AMSTERDAM (AFP).- A gloomy self-portrait by Vincent van Gogh was declared genuine on Monday after decades of uncertainty, experts identifying it as the only work painted by the Dutch master while he suffered from psychosis.

The "Self Portrait (1889)" -- which shows the artist giving a haunted sideways glance against a swirling blue and yellow background -- was confirmed as authentic by the Van Gogh Museum in Amsterdam.

Questions were first raised about whether the painting -- owned by the National Gallery in Oslo, Norway -- was genuine as far back as 1970 but the Norwegian museum finally decided to end the doubts only in 2014, sending it to Dutch experts.

Using X-ray analysis of the canvas, studies of the brushwork and references to letters to his brother Theo, experts established it was painted while Van Gogh was in an asylum in Saint-Remy in France in the late summer of 1889.

"The self-portrait that is behind me has been doubted for a very long time," Louis van Tilborgh, senior researcher at the Van Gogh Museum, told AFP as he showed off the picture.

"It's a work of art that for all kinds of reasons was by him but nevertheless also had certain aspects that were different from other pictures.

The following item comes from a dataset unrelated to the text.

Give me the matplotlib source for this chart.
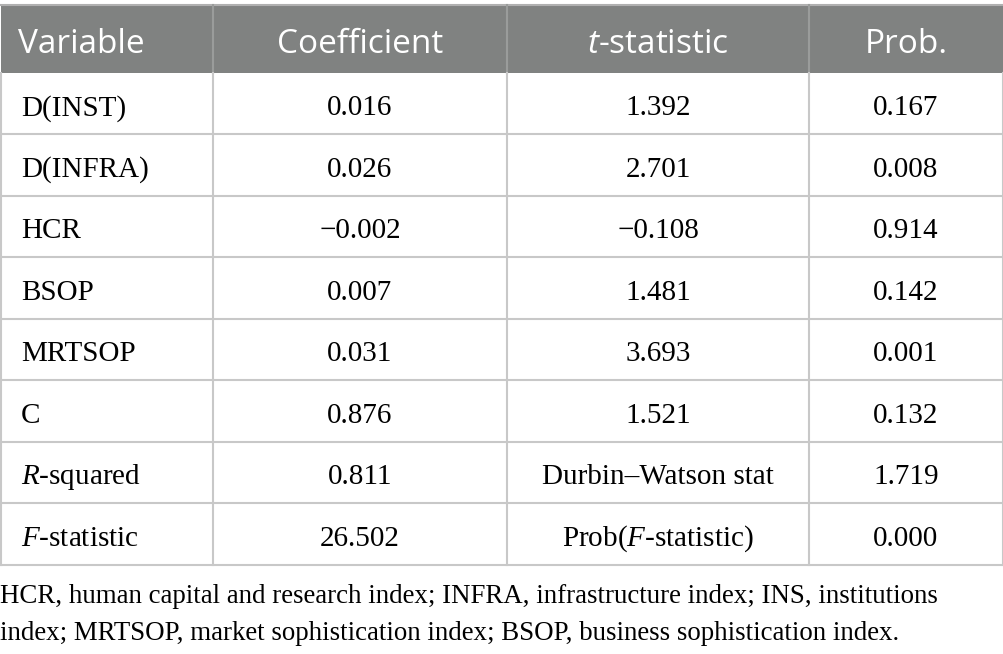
import matplotlib.pyplot as plt
from matplotlib.patches import Rectangle

plt.rcParams['mathtext.fontset'] = 'custom'
plt.rcParams['mathtext.rm'] = 'Liberation Serif'
plt.rcParams['mathtext.it'] = 'Liberation Serif:italic'
plt.rcParams['mathtext.sf'] = 'Open Sans:italic'

# Table content
headers = ['Variable', 'Coefficient', r'$\mathsf{t}$-statistic', 'Prob.']
variables = ['D(INST)', 'D(INFRA)', 'HCR', 'BSOP', 'MRTSOP', 'C',
             r'$\mathit{R}$-squared', r'$\mathit{F}$-statistic']
coefficients = ['0.016', '0.026', '\u22120.002', '0.007', '0.031', '0.876', '0.811', '26.502']
t_stats = ['1.392', '2.701', '\u22120.108', '1.481', '3.693', '1.521',
           'Durbin\u2013Watson stat', r'Prob($\mathit{F}$-statistic)']
probs = ['0.167', '0.008', '0.914', '0.142', '0.001', '0.132', '1.719', '0.000']
footnote = ['HCR, human capital and research index; INFRA, infrastructure index; INS, institutions',
            'index; MRTSOP, market sophistication index; BSOP, business sophistication index.']

# Layout (pixel coordinates)
W, H = 1004, 654
col_edges = [0.75, 213, 507, 809, 1003]
head_top, head_bot = 4.5, 72.5
row_h = 61.5
header_bg = '#808281'
grid_col = '#c8c8c8'

fig = plt.figure(figsize=(W / 100, H / 100), dpi=100)
ax = fig.add_axes([0, 0, 1, 1])
ax.set_xlim(0, W)
ax.set_ylim(H, 0)
ax.axis('off')

# Header
ax.add_patch(Rectangle((col_edges[0], head_top), col_edges[-1] - col_edges[0], head_bot - head_top,
                       facecolor=header_bg, edgecolor='none'))
ax.plot([col_edges[0], col_edges[-1]], [head_top, head_top], color='#b0b0b0', lw=1.5)
for x in col_edges[1:-1]:
    ax.plot([x, x], [head_top, head_bot], color='#9a9c9b', lw=1.5)
for i, h in enumerate(headers):
    if i == 0:
        ax.text(18, 53, h, color='white', fontsize=24, family='Open Sans',
                ha='left', va='baseline')
    else:
        cx = (col_edges[i] + col_edges[i + 1]) / 2
        ax.text(cx, 53, h, color='white', fontsize=24, family='Open Sans',
                ha='center', va='baseline')

# Body
n = len(variables)
table_bot = head_bot + n * row_h
for k in range(1, n + 1):
    y = head_bot + k * row_h
    ax.plot([col_edges[0], col_edges[-1]], [y, y], color=grid_col, lw=1.5)
for x in col_edges:
    ax.plot([x, x], [head_bot, table_bot], color=grid_col, lw=1.5)

for r in range(n):
    y = head_bot + (r + 0.5) * row_h + 12
    ax.text(21, y, variables[r], fontsize=21, family='Liberation Serif', ha='left', va='baseline')
    for c, col in enumerate([coefficients, t_stats, probs], start=1):
        cx = (col_edges[c] + col_edges[c + 1]) / 2
        ax.text(cx, y, col[r], fontsize=21, family='Liberation Serif', ha='center', va='baseline')

# Footnote
for j, line in enumerate(footnote):
    ax.text(0, 603 + j * 37, line, fontsize=19.4, family='Liberation Serif', ha='left', va='baseline')

fig.savefig('out.png', dpi=100)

"So we had to find an explanation for that and that was difficult, but I think we've solved that and so we're proud that we've more or less given the work back."

'Very happy'
The Oslo museum bought the painting in 1910 from a collector in Paris for 10,000 francs, making it the first Van Gogh self-portrait to enter a public collection, but doubts have swirled about it for some 50 years.

It uses less vibrant colours to other works from the same period, including muted blues and sickly yellows, and some of the paintwork looks less finished.

But the new findings establish the painting as a companion piece to two famous self-portraits finished weeks later when he emerged from his psychosis, now in the National Gallery of Art in Washington and the Musee d'Orsay in Paris.

"Although we were open to all possibilities, of course we are very happy" that the painting is genuine, said Mai Britt Guleng, curator of old masters and modern art at the Oslo museum.

"This is very important for us to know that we have a genuine Van Gogh again in our collection because it has been doubted for several years."

Van Tilborgh said that unlike them the Oslo painting "firmly depicts someone who is mentally ill".

A year before painting the self-portrait, Van Gogh had cut off his own ear after a row with his friend the painter Paul Gauguin, beginning a long spell in and out of hospitals and asylums.

'Remarkable, therapeutic'
The Oslo painting is the only one that can be linked to a self-portrait Van Gogh described in his a letter to his brother on September 20 1889 as "an attempt from when I was ill".

The painter was hit by a "severe psychotic episode" lasting a month and a half from July of that year, and although feeling able to paint again by the end he said he was still "disturbed".

The researchers said the self-portrait must have been painted shortly after another letter dating from August 22 and before the two more famous portraits he painted in September.

"Although Van Gogh was frightened to admit at that point that he was in a similar state to his fellow residents at the asylum, he probably painted this portrait to reconcile himself with what he saw in the mirror: a person he did not wish to be, yet was," said van Tilborgh, who is also Professor of Art History at the University of Amsterdam.

"This is part of what makes the painting so remarkable and even therapeutic. It is the only work that Van Gogh is known for certain to have created while suffering from psychosis."

The painting is currently on display at the Van Gogh Museum in Amsterdam, and will return to Oslo when its new national museum opens in 2021.